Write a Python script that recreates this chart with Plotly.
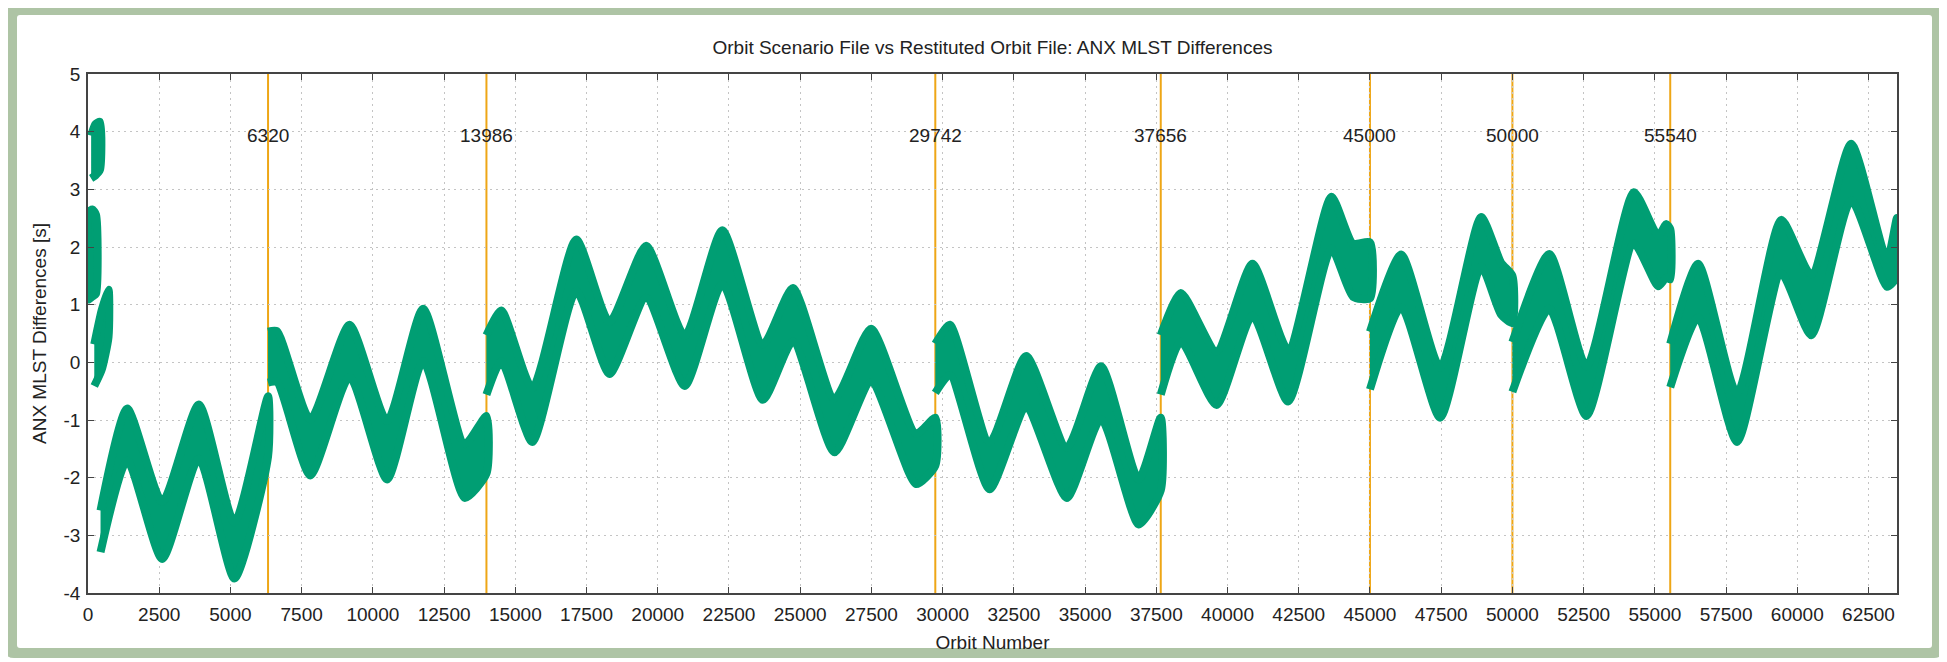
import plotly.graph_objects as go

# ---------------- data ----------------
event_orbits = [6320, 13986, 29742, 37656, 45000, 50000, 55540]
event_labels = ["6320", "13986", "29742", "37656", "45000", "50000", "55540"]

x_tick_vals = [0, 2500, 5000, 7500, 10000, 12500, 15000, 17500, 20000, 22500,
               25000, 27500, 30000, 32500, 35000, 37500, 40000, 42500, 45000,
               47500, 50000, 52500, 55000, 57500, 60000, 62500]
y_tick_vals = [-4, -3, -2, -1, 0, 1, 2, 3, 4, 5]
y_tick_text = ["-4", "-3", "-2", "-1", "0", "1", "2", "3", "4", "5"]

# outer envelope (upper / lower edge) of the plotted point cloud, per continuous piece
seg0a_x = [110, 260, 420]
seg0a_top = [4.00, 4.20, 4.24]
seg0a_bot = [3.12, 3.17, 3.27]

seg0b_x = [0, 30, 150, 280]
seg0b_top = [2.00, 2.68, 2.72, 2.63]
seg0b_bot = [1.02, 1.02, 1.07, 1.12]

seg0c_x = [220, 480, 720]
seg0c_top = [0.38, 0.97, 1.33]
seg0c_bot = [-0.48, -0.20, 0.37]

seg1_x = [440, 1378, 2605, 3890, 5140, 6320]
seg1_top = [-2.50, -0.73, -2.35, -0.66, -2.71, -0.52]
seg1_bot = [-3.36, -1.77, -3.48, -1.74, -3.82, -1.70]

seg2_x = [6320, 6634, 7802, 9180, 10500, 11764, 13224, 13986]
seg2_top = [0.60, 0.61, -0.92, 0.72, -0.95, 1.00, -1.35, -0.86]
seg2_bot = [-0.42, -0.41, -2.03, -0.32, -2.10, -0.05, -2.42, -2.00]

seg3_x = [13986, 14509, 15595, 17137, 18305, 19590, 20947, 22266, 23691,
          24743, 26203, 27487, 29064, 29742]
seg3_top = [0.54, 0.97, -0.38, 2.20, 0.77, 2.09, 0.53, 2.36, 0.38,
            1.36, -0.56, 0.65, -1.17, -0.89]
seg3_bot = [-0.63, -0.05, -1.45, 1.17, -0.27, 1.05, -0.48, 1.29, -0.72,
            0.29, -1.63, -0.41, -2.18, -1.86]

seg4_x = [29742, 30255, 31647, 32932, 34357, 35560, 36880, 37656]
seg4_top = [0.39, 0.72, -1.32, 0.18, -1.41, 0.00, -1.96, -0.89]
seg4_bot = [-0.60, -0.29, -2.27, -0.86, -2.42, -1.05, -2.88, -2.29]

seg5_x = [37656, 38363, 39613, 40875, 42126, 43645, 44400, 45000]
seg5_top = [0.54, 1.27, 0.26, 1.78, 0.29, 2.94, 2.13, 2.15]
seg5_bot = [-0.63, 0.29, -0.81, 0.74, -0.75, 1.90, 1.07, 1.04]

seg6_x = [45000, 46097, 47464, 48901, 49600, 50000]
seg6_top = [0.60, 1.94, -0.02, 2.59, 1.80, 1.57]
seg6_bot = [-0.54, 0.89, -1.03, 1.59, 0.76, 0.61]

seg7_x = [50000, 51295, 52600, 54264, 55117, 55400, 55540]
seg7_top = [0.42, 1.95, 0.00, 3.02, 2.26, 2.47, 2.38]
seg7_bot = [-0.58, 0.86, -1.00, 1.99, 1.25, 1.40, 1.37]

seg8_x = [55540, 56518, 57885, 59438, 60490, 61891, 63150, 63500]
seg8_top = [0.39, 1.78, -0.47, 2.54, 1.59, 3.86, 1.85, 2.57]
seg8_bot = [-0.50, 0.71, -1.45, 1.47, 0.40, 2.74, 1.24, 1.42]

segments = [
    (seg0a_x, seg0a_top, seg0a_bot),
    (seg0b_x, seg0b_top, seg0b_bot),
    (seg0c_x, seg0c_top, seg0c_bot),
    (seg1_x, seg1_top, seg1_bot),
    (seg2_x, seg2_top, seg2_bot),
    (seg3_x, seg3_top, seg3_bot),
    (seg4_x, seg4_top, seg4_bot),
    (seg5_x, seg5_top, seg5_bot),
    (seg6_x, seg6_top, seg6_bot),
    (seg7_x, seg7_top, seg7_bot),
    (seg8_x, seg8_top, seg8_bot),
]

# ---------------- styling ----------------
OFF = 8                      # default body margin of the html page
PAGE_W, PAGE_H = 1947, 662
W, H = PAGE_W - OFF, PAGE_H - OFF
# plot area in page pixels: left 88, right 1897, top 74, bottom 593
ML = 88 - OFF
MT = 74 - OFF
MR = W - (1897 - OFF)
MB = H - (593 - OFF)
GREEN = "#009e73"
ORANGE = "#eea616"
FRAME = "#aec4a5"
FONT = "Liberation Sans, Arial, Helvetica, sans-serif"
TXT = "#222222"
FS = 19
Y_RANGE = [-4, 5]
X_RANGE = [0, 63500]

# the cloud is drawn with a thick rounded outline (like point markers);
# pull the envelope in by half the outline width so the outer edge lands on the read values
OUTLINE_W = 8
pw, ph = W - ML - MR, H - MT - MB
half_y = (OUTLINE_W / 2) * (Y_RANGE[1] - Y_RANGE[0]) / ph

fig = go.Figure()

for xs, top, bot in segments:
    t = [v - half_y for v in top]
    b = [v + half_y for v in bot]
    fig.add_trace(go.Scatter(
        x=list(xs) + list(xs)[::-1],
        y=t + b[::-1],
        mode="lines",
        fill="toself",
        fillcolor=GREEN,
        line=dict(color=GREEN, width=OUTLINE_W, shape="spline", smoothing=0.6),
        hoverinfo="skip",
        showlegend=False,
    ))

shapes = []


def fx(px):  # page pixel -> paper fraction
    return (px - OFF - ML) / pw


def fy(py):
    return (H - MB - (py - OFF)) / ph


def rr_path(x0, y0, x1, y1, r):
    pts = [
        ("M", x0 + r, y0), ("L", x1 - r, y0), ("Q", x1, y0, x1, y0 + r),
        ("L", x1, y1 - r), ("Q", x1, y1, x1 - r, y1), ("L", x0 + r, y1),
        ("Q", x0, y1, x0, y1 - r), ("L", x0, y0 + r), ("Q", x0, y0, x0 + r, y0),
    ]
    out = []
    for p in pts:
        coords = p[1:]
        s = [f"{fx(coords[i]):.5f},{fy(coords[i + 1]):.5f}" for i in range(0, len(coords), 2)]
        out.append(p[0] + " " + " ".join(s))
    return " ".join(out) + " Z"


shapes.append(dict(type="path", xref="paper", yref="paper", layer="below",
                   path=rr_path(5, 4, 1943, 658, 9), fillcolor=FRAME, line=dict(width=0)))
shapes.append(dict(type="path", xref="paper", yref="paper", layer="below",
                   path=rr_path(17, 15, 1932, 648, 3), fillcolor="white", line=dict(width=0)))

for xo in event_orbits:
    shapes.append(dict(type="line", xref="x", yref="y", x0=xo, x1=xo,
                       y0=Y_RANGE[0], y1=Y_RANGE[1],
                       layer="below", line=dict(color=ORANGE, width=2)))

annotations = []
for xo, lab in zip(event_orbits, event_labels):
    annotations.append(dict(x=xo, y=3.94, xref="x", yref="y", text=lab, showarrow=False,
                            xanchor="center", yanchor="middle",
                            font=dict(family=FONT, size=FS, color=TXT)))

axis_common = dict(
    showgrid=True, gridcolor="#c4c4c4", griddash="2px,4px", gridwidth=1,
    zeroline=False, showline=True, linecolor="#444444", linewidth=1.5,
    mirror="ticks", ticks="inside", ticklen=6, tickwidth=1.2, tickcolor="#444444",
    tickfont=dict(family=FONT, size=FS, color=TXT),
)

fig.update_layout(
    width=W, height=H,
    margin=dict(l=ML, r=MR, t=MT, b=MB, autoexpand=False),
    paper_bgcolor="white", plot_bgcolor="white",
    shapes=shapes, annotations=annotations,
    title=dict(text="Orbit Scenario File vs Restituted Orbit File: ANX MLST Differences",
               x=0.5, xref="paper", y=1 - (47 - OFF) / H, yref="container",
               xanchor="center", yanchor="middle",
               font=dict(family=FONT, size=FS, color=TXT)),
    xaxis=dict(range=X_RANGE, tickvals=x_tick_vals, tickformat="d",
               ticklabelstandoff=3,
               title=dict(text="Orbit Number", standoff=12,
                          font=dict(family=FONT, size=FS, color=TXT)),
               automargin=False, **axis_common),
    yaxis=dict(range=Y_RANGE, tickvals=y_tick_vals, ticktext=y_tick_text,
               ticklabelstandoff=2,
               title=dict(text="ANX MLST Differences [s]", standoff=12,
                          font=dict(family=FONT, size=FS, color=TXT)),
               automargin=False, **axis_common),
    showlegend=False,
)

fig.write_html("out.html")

-.-.-

Goal
Transcribe exactly, with no pictures, the lines running from the first line of the material through the line holding "seg0b_bot = [1.02, 1.02, 1.07, 1.12]".

Task solution
Write a Python script that recreates this chart with Plotly.
import plotly.graph_objects as go

# ---------------- data ----------------
event_orbits = [6320, 13986, 29742, 37656, 45000, 50000, 55540]
event_labels = ["6320", "13986", "29742", "37656", "45000", "50000", "55540"]

x_tick_vals = [0, 2500, 5000, 7500, 10000, 12500, 15000, 17500, 20000, 22500,
               25000, 27500, 30000, 32500, 35000, 37500, 40000, 42500, 45000,
               47500, 50000, 52500, 55000, 57500, 60000, 62500]
y_tick_vals = [-4, -3, -2, -1, 0, 1, 2, 3, 4, 5]
y_tick_text = ["-4", "-3", "-2", "-1", "0", "1", "2", "3", "4", "5"]

# outer envelope (upper / lower edge) of the plotted point cloud, per continuous piece
seg0a_x = [110, 260, 420]
seg0a_top = [4.00, 4.20, 4.24]
seg0a_bot = [3.12, 3.17, 3.27]

seg0b_x = [0, 30, 150, 280]
seg0b_top = [2.00, 2.68, 2.72, 2.63]
seg0b_bot = [1.02, 1.02, 1.07, 1.12]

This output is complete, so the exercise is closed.